● **Exercise brief**:
Below are the records. Retype, exactly, the lines from the first through the line with "const cx = 325, cy = 330, R = 170;", and leave out the pictures.

[Data extracted from a collection]
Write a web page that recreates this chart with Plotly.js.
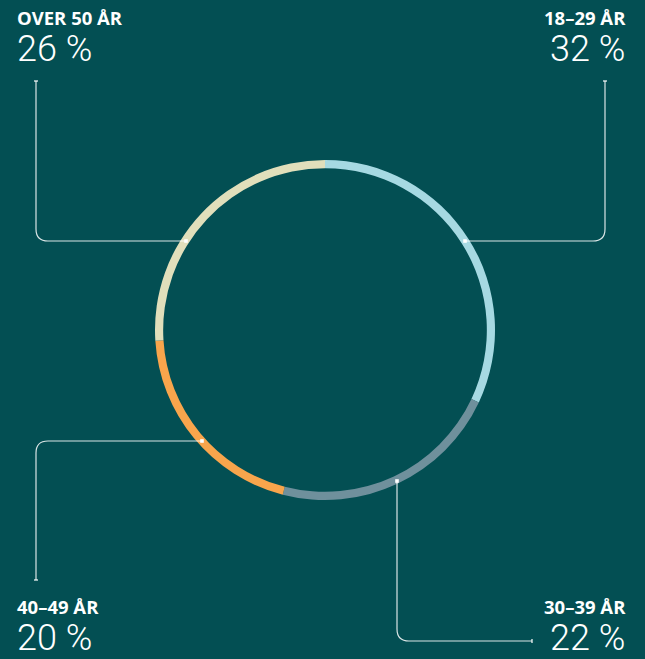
<!DOCTYPE html>
<html>
<head>
<meta charset="utf-8">
<script src="https://cdn.plot.ly/plotly-3.0.1.min.js"></script>
<style>
html,body{margin:0;padding:0;background:#034f53;}
#chart{width:645px;height:659px;}
</style>
</head>
<body>
<div id="chart"></div>
<script>
const categories = ["18–29 ÅR", "30–39 ÅR", "40–49 ÅR", "OVER 50 ÅR"];
const shares = [32, 22, 20, 26];
const valueLabels = ["32 %", "22 %", "20 %", "26 %"];
const colors = ["#a6d9e2", "#6f909c", "#f8a54c", "#e1dfbb"];

const W = 645, H = 659;
const px = x => x / W;
const py = y => 1 - y / H;

const cx = 325, cy = 330, R = 170;

const trace = {
  type: "pie",
  values: shares,
  labels: categories,
  sort: false,
  direction: "clockwise",
  rotation: 0,
  hole: 0.952,
  textinfo: "none",
  hoverinfo: "label+percent",
  marker: {colors: colors, line: {width: 0}},
  domain: {x: [px(cx - R), px(cx + R)], y: [py(cy + R), py(cy - R)]},
  showlegend: false
};

function pathStr(pts) {
  return pts.map(p => {
    if (p[0] === "Q") return `Q${px(p[1])},${py(p[2])} ${px(p[3])},${py(p[4])}`;
    return `${p[0]}${px(p[1])},${py(p[2])}`;
  }).join(" ");
}
const lineStyle = {color: "rgba(255,255,255,0.85)", width: 1.2};
const rr = 12;
const leaders = [
  [["M", 465, 241], ["L", 605 - rr, 241], ["Q", 605, 241, 605, 241 - rr], ["L", 605, 81]],
  [["M", 186, 241], ["L", 36 + rr, 241], ["Q", 36, 241, 36, 241 - rr], ["L", 36, 81]],
  [["M", 202, 441], ["L", 36 + rr, 441], ["Q", 36, 441, 36, 441 + rr], ["L", 36, 580]],
  [["M", 397, 481], ["L", 397, 641 - rr], ["Q", 397, 641, 397 + rr, 641], ["L", 532, 641]]
];
const shapes = leaders.map(l => ({
  type: "path", xref: "paper", yref: "paper", path: pathStr(l), line: lineStyle
}));
const ticks = [
  [603, 81, 607, 81], [34, 81, 38, 81], [34, 580, 38, 580], [532, 639, 532, 643]
];
ticks.forEach(t => shapes.push({type: "line", xref: "paper", yref: "paper",
  x0: px(t[0]), y0: py(t[1]), x1: px(t[2]), y1: py(t[3]), line: {color: "#ffffff", width: 1.2}}));
const dots = [[465, 241], [186, 241], [202, 441], [397, 481]];
dots.forEach(d => shapes.push({type: "rect", xref: "paper", yref: "paper",
  x0: px(d[0] - 1.8), x1: px(d[0] + 1.8), y0: py(d[1] + 1.8), y1: py(d[1] - 1.8),
  fillcolor: "#ffffff", line: {width: 0}}));

// label positions: [x, y, xanchor, yanchor]
const labelPos = [
  [628, 3, "right", "top"],
  [628, 661, "right", "bottom"],
  [15, 661, "left", "bottom"],
  [15, 3, "left", "top"]
];
const annotations = categories.map((c, i) => {
  const p = labelPos[i];
  return {
    xref: "paper", yref: "paper", x: px(p[0]), y: py(p[1]),
    xanchor: p[2], yanchor: p[3], align: p[2], showarrow: false,
    text: `<span style="font-family:'Open Sans','Noto Sans',sans-serif;font-size:18.5px;font-weight:700">${c}</span><br>` +
          `<span style="font-family:Roboto,Inter,sans-serif;font-size:36px;font-weight:300">${valueLabels[i]}</span>`,
    font: {family: "Open Sans, sans-serif", size: 28, color: "#ffffff"}
  };
});

const layout = {
  width: W, height: H,
  margin: {l: 0, r: 0, t: 0, b: 0},
  paper_bgcolor: "#034f53",
  plot_bgcolor: "#034f53",
  shapes: shapes,
  annotations: annotations
};
Plotly.newPlot("chart", [trace], layout, {displayModeBar: false});
</script>
</body>
</html>
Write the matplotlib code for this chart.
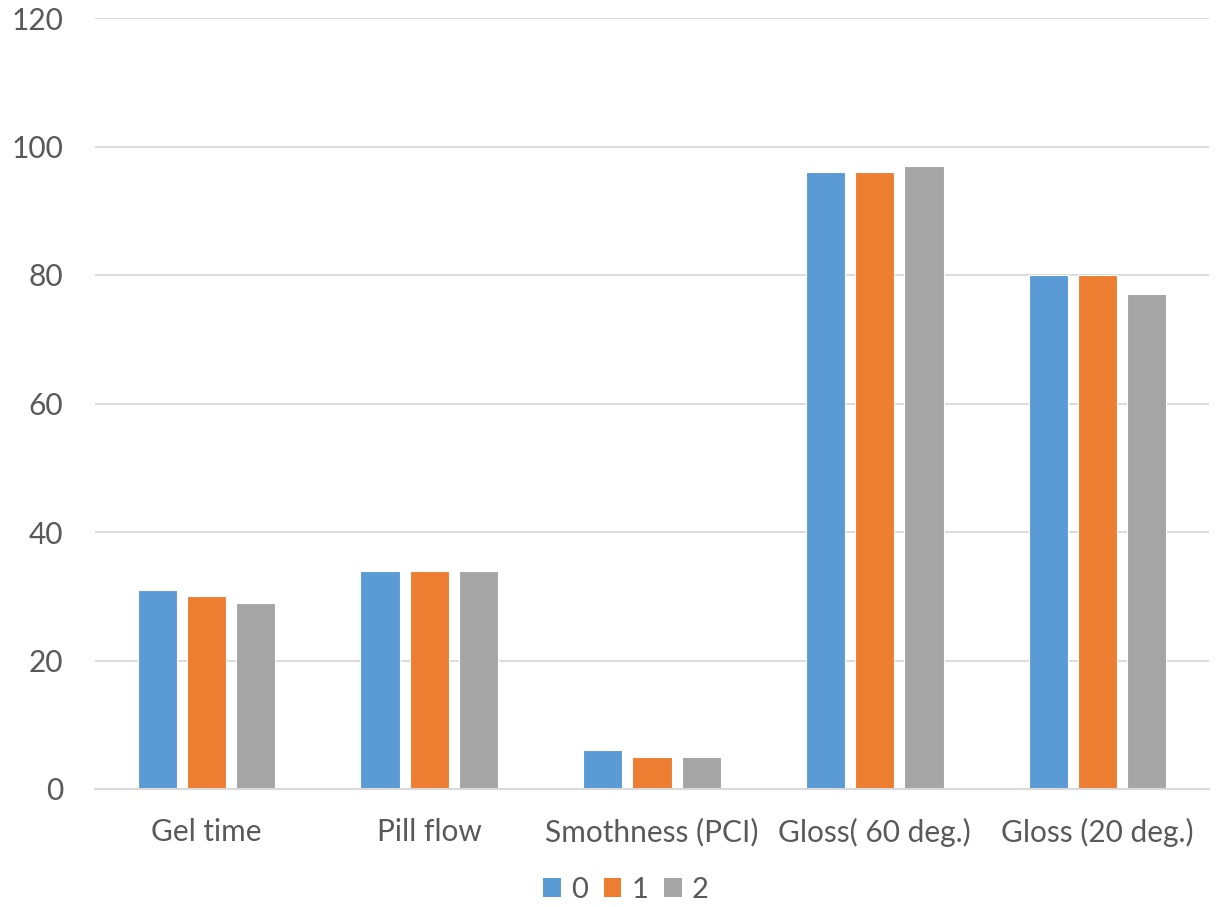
import matplotlib.pyplot as plt
import numpy as np
from matplotlib.patches import Patch

# test results per property, one series per level
categories = ['Gel time', 'Pill flow', 'Smothness (PCI)', 'Gloss( 60 deg.)', 'Gloss (20 deg.)']
series_names = ['0', '1', '2']
level0 = [31, 34, 6, 96, 80]
level1 = [30, 34, 5, 96, 80]
level2 = [29, 34, 5, 97, 77]
yticks = [0, 20, 40, 60, 80, 100, 120]

colors = ['#5B9BD5', '#ED7D31', '#A5A5A5']
text_color = '#595959'
grid_color = '#D9D9D9'

plt.rcParams['font.family'] = ['Lato', 'DejaVu Sans']

fig = plt.figure(figsize=(12.23, 9.07), dpi=100)
ax = fig.add_axes([95 / 1223, 1 - 789 / 907, 1114 / 1223, 771 / 907])

x = np.arange(len(categories))
width = 0.176
step = 0.221
for i, vals in enumerate([level0, level1, level2]):
    ax.bar(x + (i - 1) * step, vals, width, color=colors[i],
           edgecolor='white', linewidth=0.8, zorder=3)

ax.set_xlim(-0.5, len(categories) - 0.5)
ax.set_ylim(0, 120)
ax.set_yticks(yticks)
ax.set_xticks(x)
ax.set_xticklabels(categories)
ax.tick_params(axis='both', length=0, labelsize=21.5, colors=text_color)
ax.tick_params(axis='x', pad=21)
ax.tick_params(axis='y', pad=23)

ax.grid(axis='y', color=grid_color, linewidth=1.3, zorder=0)
for side in ['top', 'right', 'left']:
    ax.spines[side].set_visible(False)
ax.spines['bottom'].set_color(grid_color)
ax.spines['bottom'].set_linewidth(1.5)
ax.spines['bottom'].set_zorder(4)

handles = [Patch(facecolor=c, edgecolor='none') for c in colors]
fig.legend(handles, series_names, loc='center', bbox_to_anchor=(626 / 1223, 1 - 890 / 907),
           ncol=3, frameon=False, fontsize=21, labelcolor=text_color,
           handlelength=0.6, handleheight=0.6, handletextpad=0.35, columnspacing=0.55)

fig.savefig('out.png', dpi=100)
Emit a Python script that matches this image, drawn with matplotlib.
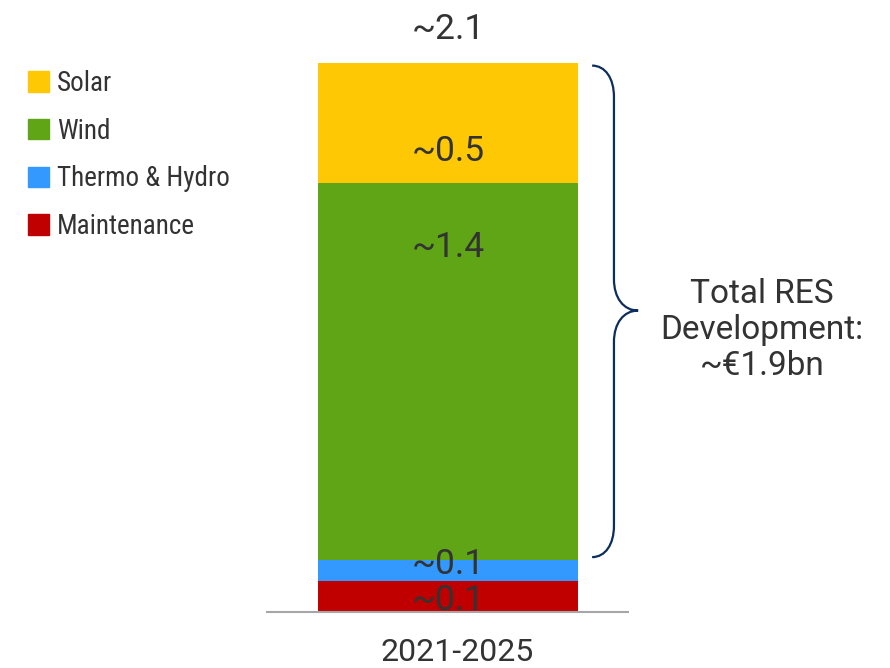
import numpy as np
import matplotlib.pyplot as plt
from matplotlib.patches import Patch, PathPatch
from matplotlib.path import Path

# data (bottom to top)
segments = ["Maintenance", "Thermo & Hydro", "Wind", "Solar"]
values = [0.12, 0.08, 1.44, 0.46]
labels = ["~0.1", "~0.1", "~1.4", "~0.5"]
total_label = "~2.1"
period = ["2021-2025"]
res_note = "Total RES\nDevelopment:\n~€1.9bn"

colors = ["#C00000", "#3399FF", "#5FA515", "#FFC805"]
label_frac = [0.375, 0.75, 0.83, 0.26]  # where the value label sits inside each segment
txt_color = "#333333"
narrow = ["Roboto Condensed", "Liberation Sans Narrow", "DejaVu Sans"]
plt.rcParams["font.family"] = ["Roboto", "DejaVu Sans"]

fig = plt.figure(figsize=(8.9, 6.68), dpi=100)
ax = fig.add_axes([267 / 890, 56 / 668, 361 / 890, 549 / 668])

bottoms = np.concatenate([[0], np.cumsum(values)[:-1]])
total = sum(values)
for v, b, c, lab, f in zip(values, bottoms, colors, labels, label_frac):
    ax.bar(0, v, bottom=b, width=1.0, color=c, edgecolor="none")
    ax.text(0, b + f * v, lab, ha="center", va="center", fontsize=25.5, color=txt_color)

ax.annotate(total_label, (0, total), xytext=(0, 24), textcoords="offset points",
            ha="center", va="center", fontsize=25.5, color=txt_color, annotation_clip=False)

ax.set_xlim(-0.696, 0.692)
ax.set_ylim(0, total)
ax.set_xticks([0.035])
ax.set_xticklabels(period, fontsize=23, color=txt_color)
ax.tick_params(axis="x", length=0, pad=19)
ax.set_yticks([])
for s in ["top", "left", "right"]:
    ax.spines[s].set_visible(False)
ax.spines["bottom"].set_color("#A6A6A6")
ax.spines["bottom"].set_linewidth(1.5)

# curly brace spanning the RES segments
x0, xm, xt = 0.554, 0.638, 0.731
ytop = total - 0.01
ybot = values[0] + values[1] + 0.01
ymid = 1.153
r = 0.12
verts = [(x0, ytop), (x0 + (xm - x0) * 0.6, ytop), (xm, ytop - r * 0.4), (xm, ytop - r),
         (xm, ymid + r),
         (xm, ymid + r * 0.4), (xm + (xt - xm) * 0.4, ymid), (xt, ymid),
         (xm + (xt - xm) * 0.4, ymid), (xm, ymid - r * 0.4), (xm, ymid - r),
         (xm, ybot + r),
         (xm, ybot + r * 0.4), (x0 + (xm - x0) * 0.6, ybot), (x0, ybot)]
codes = [Path.MOVETO, Path.CURVE4, Path.CURVE4, Path.CURVE4, Path.LINETO,
         Path.CURVE4, Path.CURVE4, Path.CURVE4, Path.CURVE4, Path.CURVE4, Path.CURVE4,
         Path.LINETO, Path.CURVE4, Path.CURVE4, Path.CURVE4]
ax.add_patch(PathPatch(Path(verts, codes), facecolor="none", edgecolor="#0D2D5C",
                       lw=1.6, clip_on=False))

fig.text(762 / 890, 1 - 330 / 668, res_note, ha="center", va="center", fontsize=24,
         color=txt_color, linespacing=1.15)

handles = [Patch(color=c, label=s) for c, s in zip(colors, segments)][::-1]
fig.legend(handles=handles, loc="upper left", bbox_to_anchor=(28 / 890, 1 - 70 / 668),
           frameon=False, borderpad=0, borderaxespad=0,
           handlelength=0.78, handleheight=0.78, handletextpad=0.3,
           labelspacing=0.76, prop={"family": narrow, "size": 19.5}, labelcolor=txt_color)

fig.savefig("out.png", dpi=100)
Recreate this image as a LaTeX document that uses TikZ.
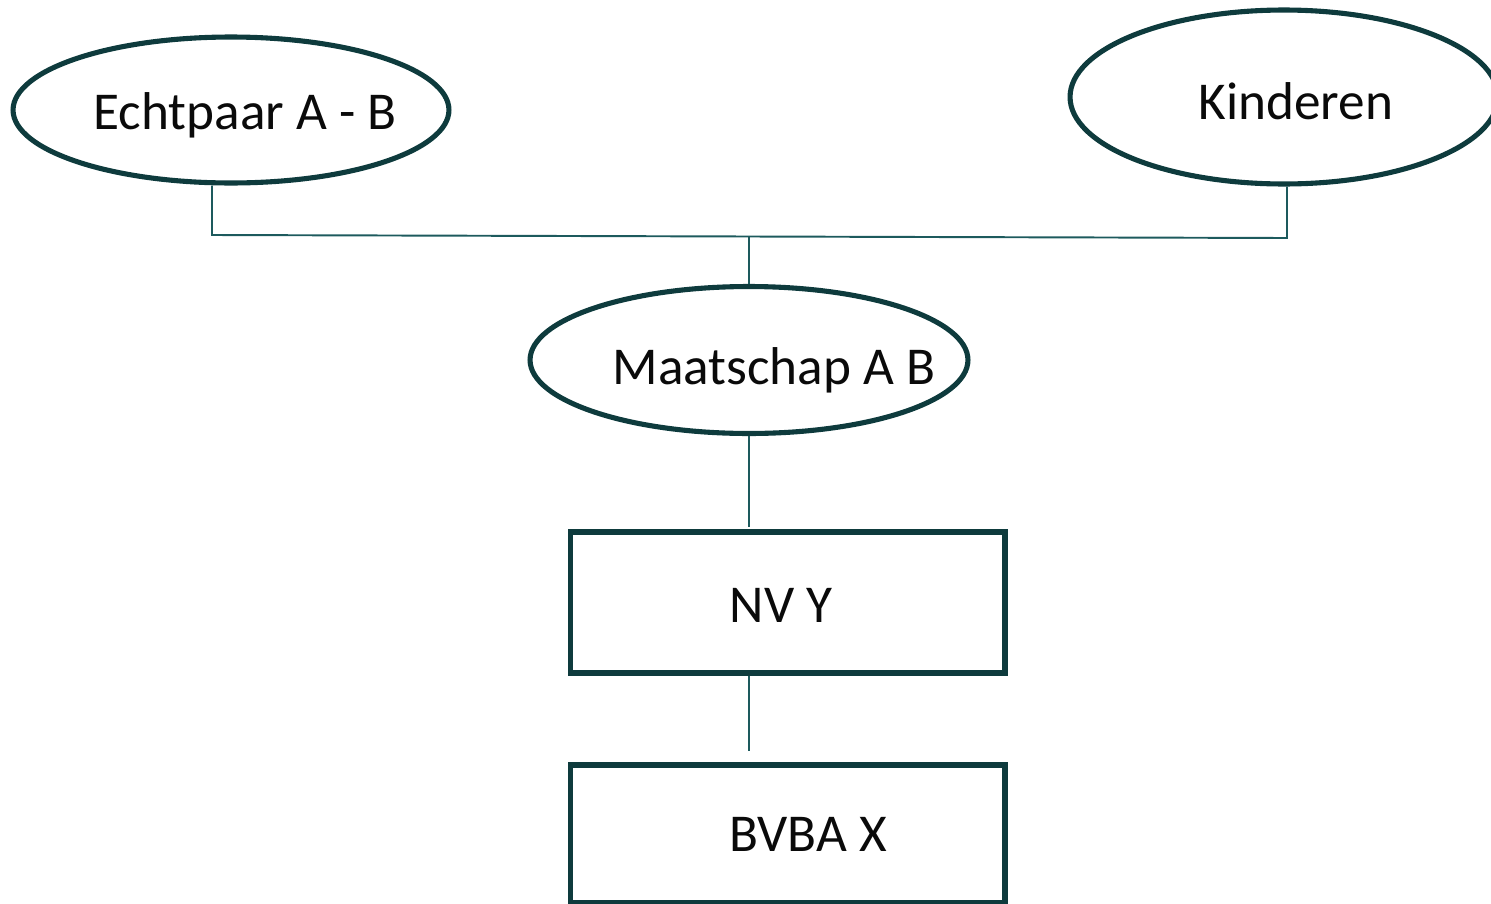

● **Solution for this task**:
Write a web page that recreates this chart with Plotly.js.
<!DOCTYPE html>
<html>
<head>
<meta charset="utf-8">
<script src="https://cdn.plot.ly/plotly-3.0.1.min.js"></script>
<style>
html,body{margin:0;padding:0;background:#034f53;}
#chart{width:645px;height:659px;}
</style>
</head>
<body>
<div id="chart"></div>
<script>
const categories = ["18–29 ÅR", "30–39 ÅR", "40–49 ÅR", "OVER 50 ÅR"];
const shares = [32, 22, 20, 26];
const valueLabels = ["32 %", "22 %", "20 %", "26 %"];
const colors = ["#a6d9e2", "#6f909c", "#f8a54c", "#e1dfbb"];

const W = 645, H = 659;
const px = x => x / W;
const py = y => 1 - y / H;

const cx = 325, cy = 330, R = 170;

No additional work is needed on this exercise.